Warning in girls’ locker room.

Sam Stravach, R3 Sports Editor

It was Monday morning and senior Julia Romano had just finished working out in the WHS fitness center. She walks into the locker room to quickly change to get to her next class on time. However, when she goes to her row of lockers, she finds an empty space where her backpack once was.“I left my backpack on the floor which I have done for the past three years,” said Romano. “I get back from gym class to see that my backpack is gone.”

Romano is one of the several students who have received a detention for leaving their backpacks on the floor of the locker room during gym class.

Although leaving backpacks on the ground was allowed in the past, this year there is a strict enforcement on backpacks being put in lockers instead. Backpacks left on the ground are now being taken into the Physical Education office.

This new policy is mainly due to two reasons: the growing WHS population and the new lockers designed to fit backpacks that were installed in the girls’ locker room over the summer.

“There had to be some kind of compromise of the style of locker and keeping the numbers appropriate,” said Athletic Director Sandra Mamary. “Ms. Torok and I met with the locker company representative several times. We designed the style that are in there.”

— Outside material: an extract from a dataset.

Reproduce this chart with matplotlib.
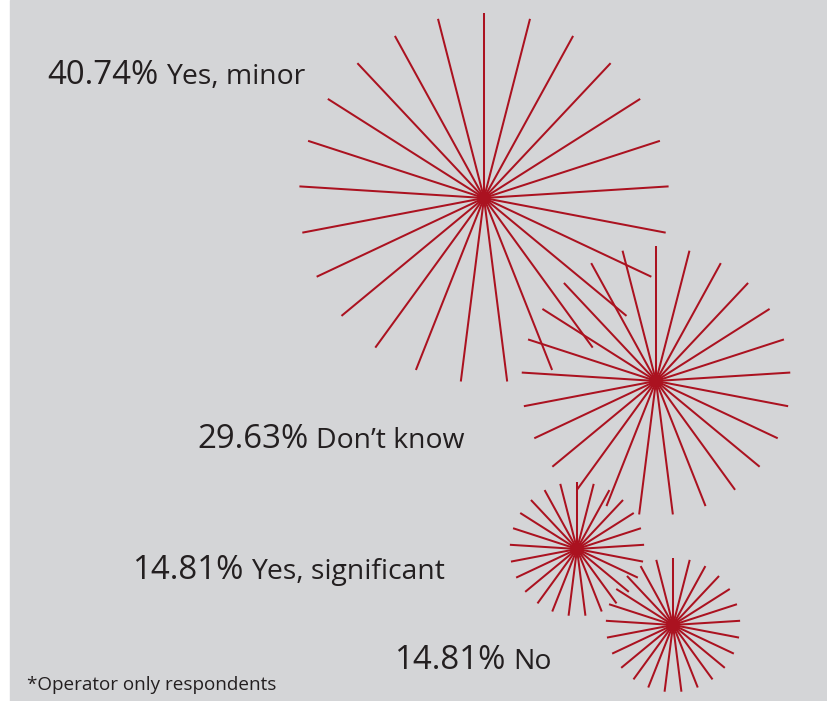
import numpy as np
import matplotlib
matplotlib.use("Agg")
import matplotlib.pyplot as plt
from matplotlib.collections import LineCollection
from matplotlib.patches import Rectangle, Circle

# data
values = [40.74, 29.63, 14.81, 14.81]
answers = ["Yes, minor", "Don\u2019t know", "Yes, significant", "No"]
note = "*Operator only respondents"

# layout (pixel coords, y down)
burst_centers = [(484, 198), (656, 381), (577, 549), (673, 625)]
label_pos = [(47, 84), (197, 448), (132, 579), (394, 669)]
px_per_pct = 4.54
n_rays = 25

red = "#ab1220"
grey = "#d4d5d7"
ink = "#231f20"

plt.rcParams['font.family'] = ['Open Sans', 'DejaVu Sans']

fig = plt.figure(figsize=(8.28, 7.01), dpi=100)
fig.patch.set_facecolor("white")
ax = fig.add_axes([0, 0, 1, 1])
ax.set_xlim(0, 828)
ax.set_ylim(701, 0)
ax.axis("off")
ax.add_patch(Rectangle((10, 0), 818, 701, color=grey, zorder=0))

angles = np.deg2rad(90 + np.arange(n_rays) * 360 / n_rays)
for (cx, cy), v in zip(burst_centers, values):
    r = v * px_per_pct
    segs = [[(cx, cy), (cx + r * np.cos(a), cy - r * np.sin(a))] for a in angles]
    ax.add_collection(LineCollection(segs, colors=red, linewidths=1.45, zorder=2))
    ax.add_patch(Circle((cx, cy), 6, color=red, zorder=3))

fig.canvas.draw()
inv = ax.transData.inverted()
for (x, y), v, a in zip(label_pos, values, answers):
    t = ax.text(x, y, f"{v:.2f}%", fontsize=23.8, color=ink, va="baseline", ha="left", zorder=4)
    bb = t.get_window_extent(renderer=fig.canvas.get_renderer())
    x1 = inv.transform((bb.x1, bb.y0))[0]
    ax.text(x1 + 8, y, a, fontsize=20.4, color=ink, va="baseline", ha="left", zorder=4)

ax.text(27, 690, note, fontsize=13.6, color=ink, va="baseline", ha="left")

fig.savefig("out.png", dpi=100, facecolor=fig.get_facecolor())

The new lockers were put in for a number of reasons, but mostly for safety.

‘If we are in a lockdown and all of the girls need to go into the locker room and they’re tripping over backpacks, that’s not safe.’”

— Ms. Sandra Mamary

“If we are in a lockdown and all of the girls need to go into the locker room and they’re tripping over backpacks, that’s not safe,” said Mamary. “They can get hurt.”

Another motive for getting new lockers was to reduce theft.

Both Mamary and Physical Education Teacher Beverly Torok agree that the simple act of placing one’s belongings in a locker removes the bags from wandering eyes and reduces the likelihood of theft. If the students lock their lockers, then theft will be prevented altogether.

Although there is controversy over students receiving detentions, Torok feels that the students were given enough warning to put their bags in lockers before detentions were handed out.

Torok described the countless ways in which the students were told to put their bags in their locker- including the powerpoint on the first day of school, the numerous signs throughout the locker room, and the reminders by all of the gym teachers every day.

If the students begin utilizing the new lockers, then they will not receive the detentions.

“The kids need to pay attention,” said Mamary. “They have been told so many different ways to get their backpacks off the floor. Nobody wants to give detentions, but you have to pay attention.”